Tory Posters Get An Online Brush-Off
“Labour isn’t working.” So runs the tagline over Saatchi and Saatchi’s famous 1979 election poster, one of the most significant advertisements of the twentieth century. With its image of a dole queue snaking into the distance it contributed to the first of four consecutive Tory victories.
In 2010, with another exhausted Labour government, the Conservatives have papered the country with their new posters. But in the first UK election with a fully fledged social media culture, the traditional political poster might have had its day.
The Tories purportedly spent £500, 000 on the “We can’t go on like this...I’ll cut the deficit, not the NHS” David Cameron posters alone. The mockery which spontaneously and organically ensued is far more effective and credible than any counter campaign which Labour could have devised themselves. And of course, it cost them precisely nothing.
On roadsides around the country, Cameron’s face has been adjusted by local daubers. In Hackney, a splash of shocking red writing tells him in no uncertain terms to take himself “back to Eton.” However, the website Mydavidcameron.com has been far more significant, and largely more mischievous than vitriolic. The site enables visitors to complete the posters with their own messages and to alter the Tory leader’s image. The funniest results are displayed by the website.

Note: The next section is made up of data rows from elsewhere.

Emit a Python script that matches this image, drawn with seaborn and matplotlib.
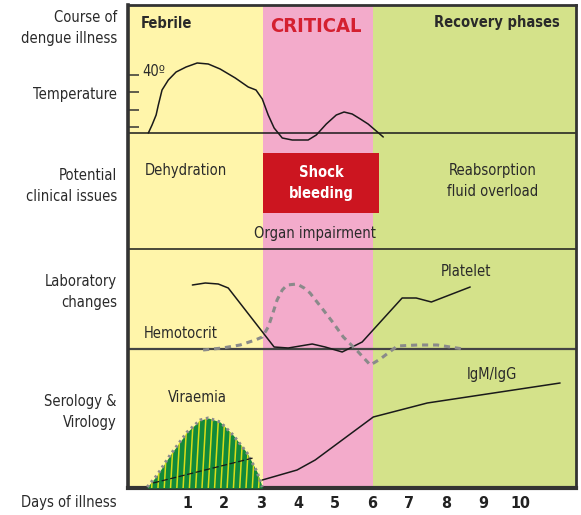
import numpy as np
import pandas as pd
import matplotlib
matplotlib.use("Agg")
import matplotlib.pyplot as plt
from matplotlib.patches import Rectangle
import seaborn as sns

# ---------------- data (x = day of illness, y = schematic level) ----------------
phase_names = ["Febrile", "CRITICAL", "Recovery phases"]
phase_edges = [-0.6, 3.05, 6.03, 11.51]
phase_colors = ["#fff5aa", "#f3abcb", "#d4e28a"]

day_ticks = [1, 2, 3, 4, 5, 6, 7, 8, 9, 10]
day_labels = ["1", "2", "3", "4", "5", "6", "7", "8", "9", "10"]

panel_dividers = [355, 239, 139]
temp_ticks = [413, 396, 378, 361]

temp_day = [-0.05, 0.05, 0.16, 0.22, 0.32, 0.49, 0.70, 0.97, 1.27, 1.57, 1.89,
            2.30, 2.65, 2.86, 3.03, 3.19, 3.35, 3.57, 3.84, 4.27, 4.49, 4.76,
            5.03, 5.24, 5.46, 5.68, 5.89, 6.30]
temp_val = [355, 363, 373, 383, 398, 408, 416, 421, 425, 424, 419,
            410, 401, 398, 389, 373, 360, 350, 348, 348, 353, 364,
            373, 376, 374, 369, 364, 351]

platelet_day = [1.14, 1.49, 1.84, 2.11, 3.35, 3.73, 4.38, 4.73, 5.19, 5.73,
                6.81, 7.19, 7.60, 8.65]
platelet_val = [203, 205, 204, 200, 141, 140, 144, 141, 136, 146,
                190, 190, 186, 201]

hct_day = [1.43, 1.95, 2.43, 2.84, 3.03, 3.19, 3.30, 3.43, 3.57, 3.70, 3.97,
           4.16, 4.32, 4.68, 4.95, 5.22, 5.60, 5.95, 6.22, 6.68, 7.22, 7.76, 8.46]
hct_val = [138, 140, 143, 148, 151, 161, 173, 188, 198, 203, 204,
           200, 195, 178, 165, 151, 137, 123, 129, 142, 143, 143, 139]

viraemia_day = [-0.08, 0.19, 0.54, 1.00, 1.35, 1.57, 1.89, 2.24, 2.62, 2.89, 3.03]
viraemia_val = [1, 13, 33, 56, 68, 70, 66, 53, 35, 16, 1]

inner_day = [0.08, 2.78]
inner_val = [5, 30]

igm_day = [3.03, 3.97, 4.46, 6.03, 7.49, 11.08]
igm_val = [8, 18, 28, 71, 85, 105]

shock_box = (3.05, 6.19, 275, 335)

# ---------------- figure ----------------
sns.set_theme(style="white")
plt.rcParams["font.family"] = ["DejaVu Sans"]
plt.rcParams["font.stretch"] = "condensed"

W, H = 581, 515
fig = plt.figure(figsize=(W / 100, H / 100), dpi=100)
fig.patch.set_facecolor("white")
ax = fig.add_axes([128 / W, 1 - 488 / H, (576 - 128) / W, (488 - 5) / H])
ax.set_xlim(phase_edges[0], phase_edges[-1])
ax.set_ylim(0, 483)

def fx(px):
    return px / W

def fy(py):
    return 1 - py / H

# phase backgrounds
for i in range(3):
    ax.axvspan(phase_edges[i], phase_edges[i + 1], color=phase_colors[i], lw=0, zorder=0)

# panel dividers
ax.axhline(panel_dividers[0], color="#1a1a1a", lw=1.1, zorder=2)
ax.axhline(panel_dividers[1], color="#1a1a1a", lw=1.1, zorder=2)
ax.axhline(panel_dividers[2], color="#444444", lw=1.6, zorder=2)

# red shock box
x0, x1, y0, y1 = shock_box
ax.add_patch(Rectangle((x0, y0), x1 - x0, y1 - y0, facecolor="#cc1520",
                       edgecolor="none", zorder=3))

# temperature curve
temp_df = pd.DataFrame({"day": temp_day, "val": temp_val})
sns.lineplot(data=temp_df, x="day", y="val", sort=False, color="#1a1a1a",
             lw=1.1, ax=ax, zorder=4)

# platelet
plt_df = pd.DataFrame({"day": platelet_day, "val": platelet_val})
sns.lineplot(data=plt_df, x="day", y="val", sort=False, color="#1a1a1a",
             lw=1.1, ax=ax, zorder=4)

# hemotocrit (dashed)
hct_df = pd.DataFrame({"day": hct_day, "val": hct_val})
sns.lineplot(data=hct_df, x="day", y="val", sort=False, color="#8a8a8a",
             lw=2.2, ax=ax, zorder=4, linestyle=(0, (2.0, 1.6)))

# viraemia hump with stripes
vir = ax.fill_between(viraemia_day, 0, viraemia_val, color="#128a3a", lw=0, zorder=3)
clip = vir.get_paths()[0]
for xs in np.arange(-0.3, 3.3, 0.17):
    ln, = ax.plot([xs, xs + 0.12], [0, 80], color="#d8dc1a", lw=1.1, zorder=3.5)
    ln.set_clip_path(clip, ax.transData)
sns.lineplot(x=viraemia_day, y=viraemia_val, sort=False, color="#8a8a8a",
             lw=2.2, ax=ax, zorder=4, linestyle=(0, (0.8, 1.2)))
ax.plot(inner_day, inner_val, color="#1a1a1a", lw=0.9, ls=(0, (5, 2)), zorder=4)

# IgM/IgG
igm_df = pd.DataFrame({"day": igm_day, "val": igm_val})
sns.lineplot(data=igm_df, x="day", y="val", sort=False, color="#1a1a1a",
             lw=1.1, ax=ax, zorder=4)

# axes styling
ax.set_xlabel("")
ax.set_ylabel("")
ax.set_xticks(day_ticks)
ax.set_xticklabels(day_labels, fontsize=11.5, fontweight="bold", color="#222222")
ax.tick_params(axis="x", length=0, pad=6)
ax.set_yticks(temp_ticks)
ax.set_yticklabels([])
ax.tick_params(axis="y", direction="in", length=8, width=1.1, color="#333333", left=True)
for side, lw in [("left", 2.6), ("bottom", 3.0), ("top", 2.0), ("right", 2.0)]:
    ax.spines[side].set_visible(True)
    ax.spines[side].set_linewidth(lw)
    ax.spines[side].set_color("#333333")
ax.grid(False)

# texts
fs = 10.5
ls = 1.5
lab = dict(fontsize=fs, color="#2a2a2a", ha="right", va="center", linespacing=ls)
fig.text(fx(117), fy(28), "Course of\ndengue illness", **lab)
fig.text(fx(117), fy(95), "Temperature", **lab)
fig.text(fx(117), fy(186), "Potential\nclinical issues", **lab)
fig.text(fx(117), fy(292), "Laboratory\nchanges", **lab)
fig.text(fx(117), fy(412), "Serology &\nVirology", **lab)
fig.text(fx(117), fy(503), "Days of illness", **lab)

fig.text(fx(141), fy(23), phase_names[0], fontsize=fs, fontweight="bold",
         color="#2a2a2a", ha="left", va="center")
fig.text(fx(316), fy(27), phase_names[1], fontsize=14.5, fontweight="bold",
         color="#d42030", ha="center", va="center")
fig.text(fx(497), fy(23), phase_names[2], fontsize=fs, fontweight="bold",
         color="#2a2a2a", ha="center", va="center")

inner = dict(fontsize=fs, color="#2a2a2a", va="center", linespacing=ls)
fig.text(fx(142), fy(72), "40º", ha="left", **inner)
fig.text(fx(186), fy(170), "Dehydration", ha="center", **inner)
fig.text(fx(321), fy(183), "Shock\nbleeding", ha="center", fontsize=fs,
         fontweight="bold", color="white", va="center", linespacing=ls)
fig.text(fx(493), fy(181), "Reabsorption\nfluid overload", ha="center", **inner)
fig.text(fx(315), fy(233), "Organ impairment", ha="center", **inner)
fig.text(fx(466), fy(271), "Platelet", ha="center", **inner)
fig.text(fx(144), fy(333), "Hemotocrit", ha="left", **inner)
fig.text(fx(197), fy(397), "Viraemia", ha="center", **inner)
fig.text(fx(492), fy(375), "IgM/IgG", ha="center", **inner)

fig.savefig("out.png", dpi=100)
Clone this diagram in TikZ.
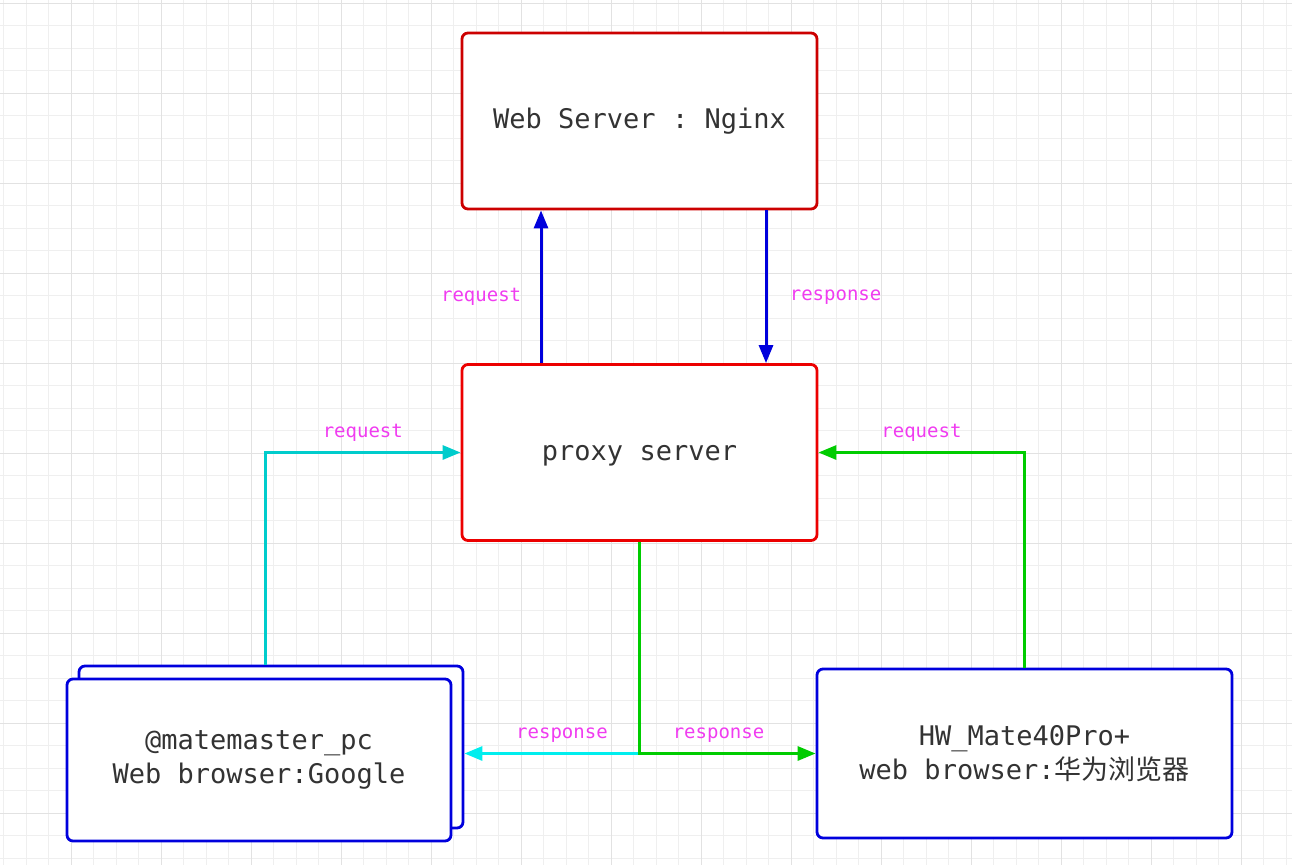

The subsequent “I’ve never voted Tory before, but...” trio of posters immediately received the same treatment. Within hours of the new images being unveiled, #I’venevervotedtory became the UK’s biggest trending topic on Twitter. Social networks have opened up what Alistair Campbell dubs “a new communications landscape,” where anyone and everyone can share their opinions on politicians and their antics in real time and with minimal effort on their part. Obama’s campaign proved that social networking could be harnessed to facilitate the spread of real conviction. But it can also help satire to spread faster than wildfire in a paper forest.
We live in a cynical, digital age, where the average voter is not only disillusioned by politics but alert to the manipulations of the media and advertising. The Tory posters are perhaps too sincere, too palpably keen to invoke a cult of personality around Cameron and to appeal to homey middle England. In many ways, the giant head-shots and half-finished phrases practically cry out to be defaced. They are the marketing equivalent of a “kick-me” sign, too tempting even to those without an active aversion to Cameron. Indeed, the Conservatives are refusing to take the joke personally, at least in public. Their press office said: “That’s just something that happens to posters. It’s nothing political.”
If you can see a bandwagon coming, it’s probably too late to jump on. Several rightwards-leaning websites have since attempted to redress the balance with rival poster websites, and Mydavidcameron.com founder Clifford Singer has announced that the site won’t be spoofing any more Conservative posters. Mr Singer explained: “The fact that the Tories are now trying to get in on the joke can only suggest one thing: we’ve reached our sell-by date.”